Madrid’s Museo Nacional del Prado houses one of the finest collections of art anywhere. If you go to the Prado from 6-8pm (Tuesday – Saturday) or 5-8pm (Sunday), you can gape at Goya for _nad_a.
Aspiring to literary greatness costs you nothing at Dublin’s revered Trinity College. Wander the quadrangles soaking up an atmosphere dripping with literay genius in teh very place where Oscar Wilde, Bram Stoker and Samuel Beckett learnt their trade.
The holey-roofed Pantheon is one of Rome’s top attractions, and it’s free, so you can save your money for an extravagantly-priced gelato and cappuccino at a piazza café in tourist central.
In the Sixties they had free love; in Milan they have free food. It is custom for bars to lay on snacks totally gratuito at aperitivo time. And we don’t mean mini sausage rolls. All you need to do is buy a drink, and get in there!
The Austrian city of Salzburg is notoriously pricey, but you’ll get hours of fun for free by playing life-size ‘street chess’ in the Kapitelplatz. Getting whipped by local masters is also free.
The cost of a coffee in St. Mark’s Square is infamous, but places like the famous Café Florian lay on free performances by quality string quartets. You could even try asking for just a tap water… but prosecco is probably preferablel!
If there is one thing you just have to do in Prague, it is get your photo taken on the magical old Charles Bridge over the River Vltava. And it’s free, apart from the camera, of course.
Sunday is meant to be the day of rest, but not if you’re penny-pinching in Portugal, as you can get into lots of Lisbon’s museums and two of its top art galleries for zilch.
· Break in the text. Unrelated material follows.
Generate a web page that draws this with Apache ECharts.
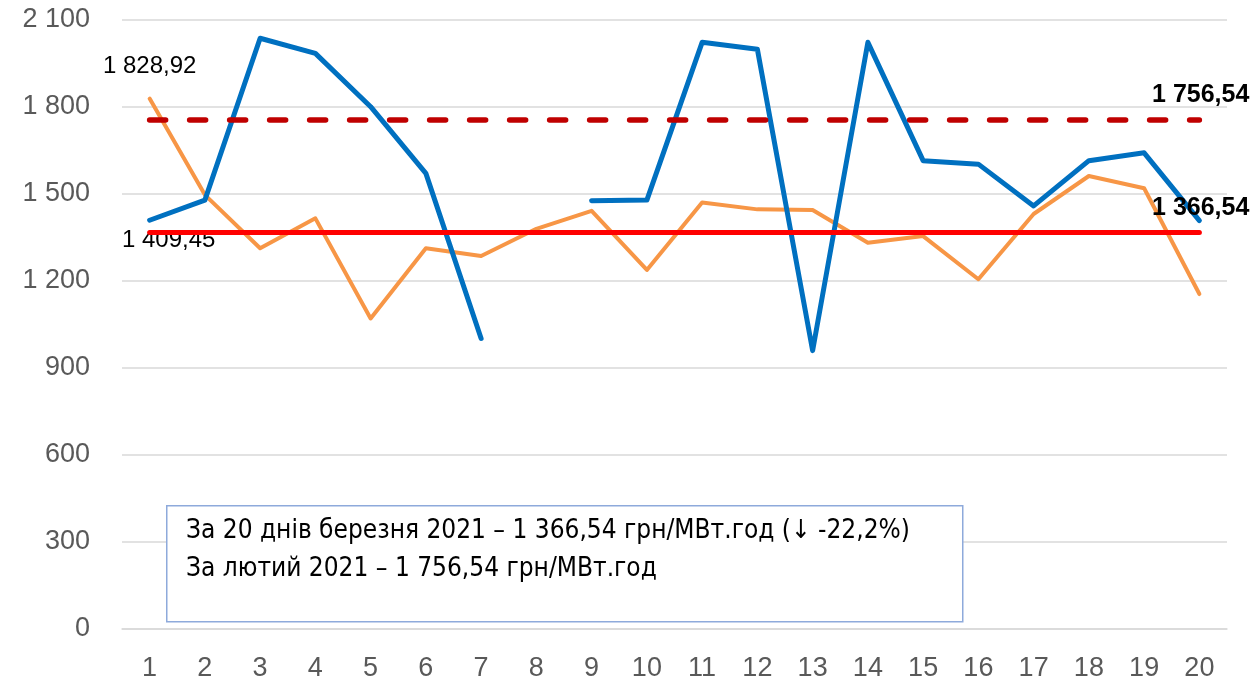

Get a godlike view of the Parthenon, ideally as it is being struck by lightning (which often happens), by making the easy ascent of Filopappou Hill near the Acropolis.
Take your pick of Baltic state and eastern European cities for a free stroll around an architecturally astounding Old Town. There’s Prague, there’s Krakow, or there’s the ancient streets of Latvian capital, Riga.
20. Free grass, across Europe
From the Tuileries in Paris to the Tiergarten in Berlin, city parks across Europe are the best places to spend your time without spending your money. Oh, ok then, you can buy a baguette and a beer if you must.